Part of the reason that people have questions about the Apple Watch is that Apple's announcement for it was unfocused.
After the watch was revealed, Ben Thompson, a normally level-headed analyst, wrote at his site: "We never got an explanation of why the Apple Watch existed, or what need it is supposed to fill. What is the market? Why does Apple believe it can succeed there? What makes the Apple Watch unique?"
That seemed to be the big problem. Apple's on-stage demos didn't show much of a reason to own the watch. It doesn't do much that makes it standout versus just owning a smartphone.
Plus, Apple contradicted itself during the event. It showed the digital crown on the side of the watch as the primary way to interact with the watch. It said that using a touch screen didn't make sense since your fingers would cover the screen. But then, Apple SVP Kevin Lynch started using the touch screen to navigate the watch.
Apple muddled things further by saying the watch would be out in "early 2015". Who knows when that might be. Reports said Apple was aiming for February, but then the SVP of retail Angela Ahrendts said it would be out in the Spring.
It also said the entry level price for the watch would be $350. But there are three different "collections" of the watch — the Apple Watch, the Apple Watch Sport, and the Apple Watch Edition. The price for the top of the line Apple Watch could be up to $5,000.
There are other lingering questions...
How is Apple going to sell this thing? On Apple's website, it says there are 18 versions of the "Apple Watch" edition. It says there are 10 versions of the Apple Watch Sport edition. It says there are 6 versions of the "Apple Watch Edition" edition. That's 44 different models! How is Apple going to get them all in the store for consumers to test out?
Then there's the question of how it looks. "Apple didn't do itself any favors with its press images," said one analyst we recently talked to who was at the event. He says the watch looks good in person, but admits the online images don't make it look great. This is probably muting some of the excitement around the watch.

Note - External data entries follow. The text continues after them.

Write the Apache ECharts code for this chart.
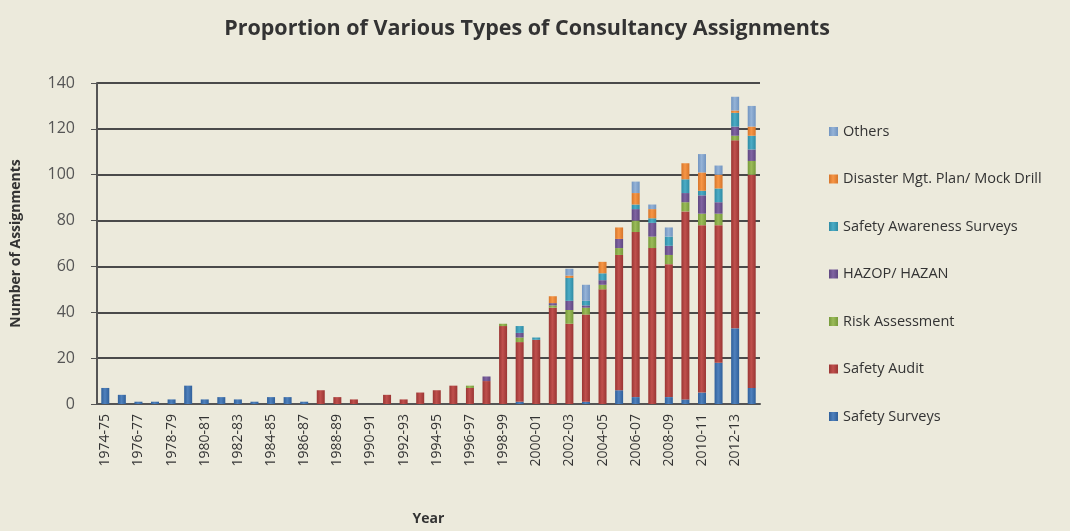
<!DOCTYPE html>
<html>
<head>
<meta charset="utf-8">
<script src="https://cdn.jsdelivr.net/npm/echarts@6/dist/echarts.min.js"></script>
<style>
html,body{margin:0;padding:0;background:#ECEADC;}
#c{width:1070px;height:531px;}
</style>
</head>
<body>
<div id="c"></div>
<script>
const years = ["1974-75","1975-76","1976-77","1977-78","1978-79","1979-80","1980-81","1981-82","1982-83","1983-84",
"1984-85","1985-86","1986-87","1987-88","1988-89","1989-90","1990-91","1991-92","1992-93","1993-94",
"1994-95","1995-96","1996-97","1997-98","1998-99","1999-00","2000-01","2001-02","2002-03","2003-04",
"2004-05","2005-06","2006-07","2007-08","2008-09","2009-10","2010-11","2011-12","2012-13","2013-14"];

const safetySurveys = [7,4,1,1,2,8,2,3,2,1, 3,3,1,0,0,0,0,0,0,0, 0,0,0,0,0,1,0,0,0,1, 0,6,3,0,3,2,5,18,33,7];
const safetyAudit   = [0,0,0,0,0,0,0,0,0,0, 0,0,0,6,3,2,0,4,2,5, 6,8,7,10,34,26,28,42,35,38, 50,59,72,68,58,82,73,60,82,93];
const riskAssessment= [0,0,0,0,0,0,0,0,0,0, 0,0,0,0,0,0,0,0,0,0, 0,0,1,0,1,2,0,1,6,3, 2,3,5,5,4,4,5,5,2,6];
const hazop         = [0,0,0,0,0,0,0,0,0,0, 0,0,0,0,0,0,0,0,0,0, 0,0,0,2,0,2,0,1,4,1, 2,4,5,6,4,4,8,5,4,5];
const awareness     = [0,0,0,0,0,0,0,0,0,0, 0,0,0,0,0,0,0,0,0,0, 0,0,0,0,0,3,1,0,10,2, 3,0,2,2,4,6,2,6,6,6];
const disaster      = [0,0,0,0,0,0,0,0,0,0, 0,0,0,0,0,0,0,0,0,0, 0,0,0,0,0,0,0,3,1,0, 5,5,5,4,0,7,8,6,1,4];
const others        = [0,0,0,0,0,0,0,0,0,0, 0,0,0,0,0,0,0,0,0,0, 0,0,0,0,0,0,0,0,3,7, 0,0,5,2,4,0,8,4,6,9];

const yTicks = [0,20,40,60,80,100,120,140];

const seriesDefs = [
  {name:"Safety Surveys", data:safetySurveys, color:"#4F81BD", dark:"#2f5f9a"},
  {name:"Safety Audit", data:safetyAudit, color:"#C0504D", dark:"#9a3533"},
  {name:"Risk Assessment", data:riskAssessment, color:"#9BBB59", dark:"#769a3a"},
  {name:"HAZOP/ HAZAN", data:hazop, color:"#8064A2", dark:"#5f4781"},
  {name:"Safety Awareness Surveys", data:awareness, color:"#4BACC6", dark:"#2f8ba4"},
  {name:"Disaster Mgt. Plan/ Mock Drill", data:disaster, color:"#F79646", dark:"#d6752a"},
  {name:"Others", data:others, color:"#95B3D7", dark:"#7194c0"}
];

const chart = echarts.init(document.getElementById('c'));
const font = "'Open Sans', 'Liberation Sans', sans-serif";
chart.setOption({
  backgroundColor: "#ECEADC",
  animation: false,
  title: {
    text: "Proportion of Various Types of Consultancy Assignments",
    left: 522, top: 13, textAlign: "center",
    textStyle: {fontFamily: font, fontSize: 21.5, fontWeight: "bold", color: "#333"}
  },
  legend: {
    orient: "vertical", left: 824, top: 119,
    itemWidth: 9, itemHeight: 9, itemGap: 32.5,
    icon: "rect",
    data: seriesDefs.map(s => s.name).reverse(),
    textStyle: {fontFamily: font, fontSize: 14.5, color: "#333"}
  },
  grid: {left: 97, right: 310, top: 83, bottom: 127},
  xAxis: {
    type: "category", data: years,
    name: "Year", nameLocation: "middle", nameGap: 108,
    nameTextStyle: {fontFamily: font, fontSize: 14, fontWeight: "bold", color: "#333"},
    axisLine: {lineStyle: {color: "#555", width: 2}},
    axisTick: {interval: 0, length: 7, lineStyle: {color: "#555"}},
    axisLabel: {interval: 1, rotate: 90, fontFamily: font, fontSize: 14, color: "#333", margin: 10}
  },
  yAxis: {
    type: "value", min: 0, max: 140, interval: 20,
    name: "Number of Assignments", nameLocation: "middle", nameGap: 74,
    nameTextStyle: {fontFamily: font, fontSize: 14, fontWeight: "bold", color: "#333"},
    axisLine: {show: true, lineStyle: {color: "#555", width: 2}},
    axisTick: {show: true, length: 6, lineStyle: {color: "#555"}},
    axisLabel: {fontFamily: font, fontSize: 16, color: "#555", margin: 22,
      formatter: v => yTicks.includes(v) ? String(v) : ""},
    splitLine: {lineStyle: {color: "#4a4a4a", width: 2}}
  },
  series: seriesDefs.map(s => ({
    name: s.name, type: "bar", stack: "total", barWidth: 8,
    data: s.data,
    itemStyle: {color: new echarts.graphic.LinearGradient(0,0,1,0,[
      {offset:0, color:s.dark},{offset:0.45, color:s.color},{offset:1, color:s.dark}])},
    emphasis: {disabled: true}
  }))
});
</script>
</body>
</html>
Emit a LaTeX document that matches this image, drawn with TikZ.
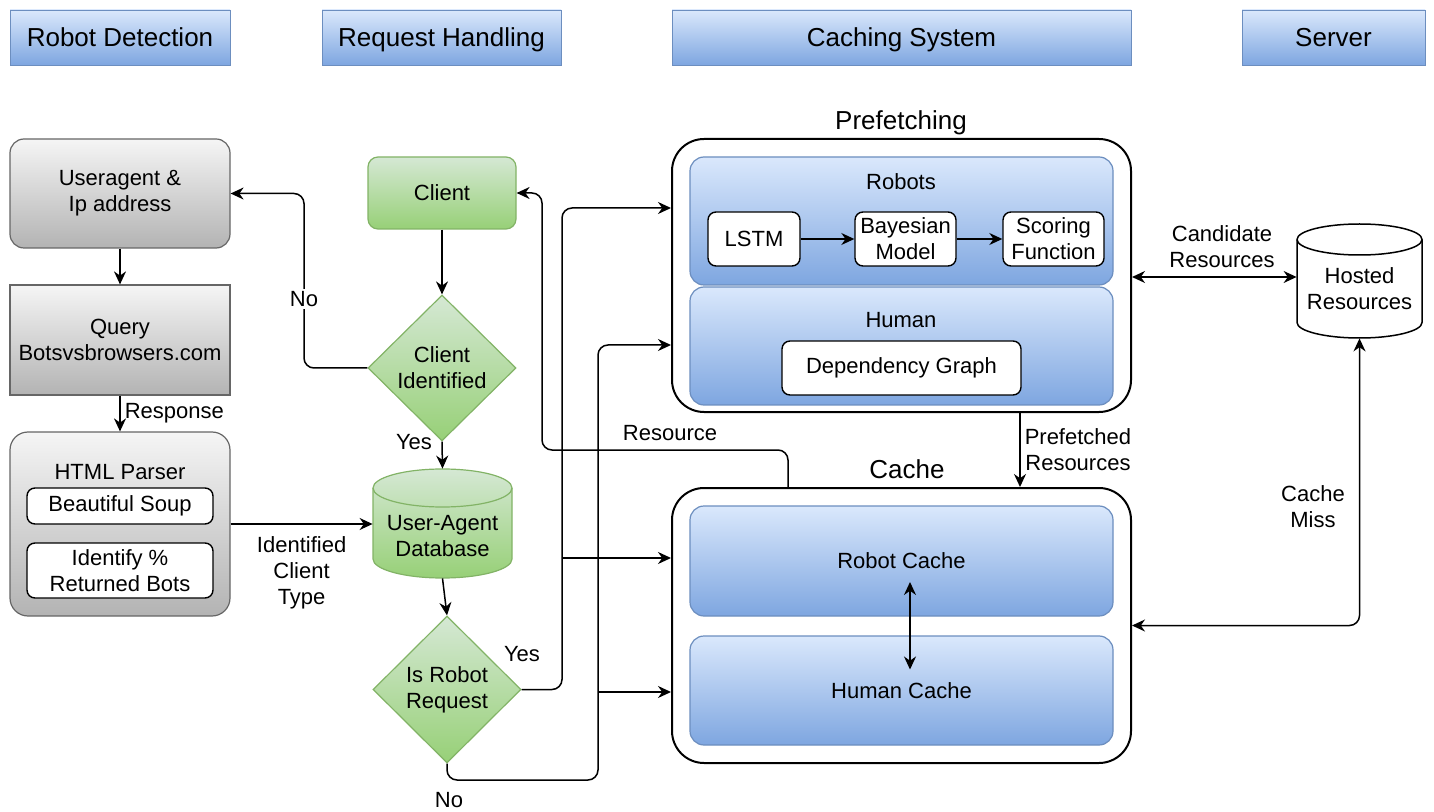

And finally, and most importantly, no smartwatch has set the world on fire. People expected Apple to deliver a clear vision of what a smart watch should do. Instead, it offered a hazy vision that largely echoed what was already on the market. So, it's hard to figure out how Apple's watch is going to be a breakout hit.
From a financial perspective, Apple doesn't need the Apple Watch to be a massive hit. The iPhone is all that matters. As long as the iPhone is cranking, all is well with Apple.
However, there is a psychological component to the watch's success. It is the first product that Apple designed from scratch without input from Steve Jobs. It is Tim Cook and Jony Ive's first major statement as a duo. If it flops, it would give investors some reason to doubt whether or not Ive and Cook can lead Apple in the future as it searches for the next major computing platform.
Personally, I think we won't get much of a real answer on the Apple Watch next year. I think the watch will sell well in year one as Apple's faithful scoop up the watch. In year two, we'll get a sense of whether people really want a smart watch.
But, either way, expect a lot of debate around the watch in the first three months of next year, as anticipation builds for its actual release.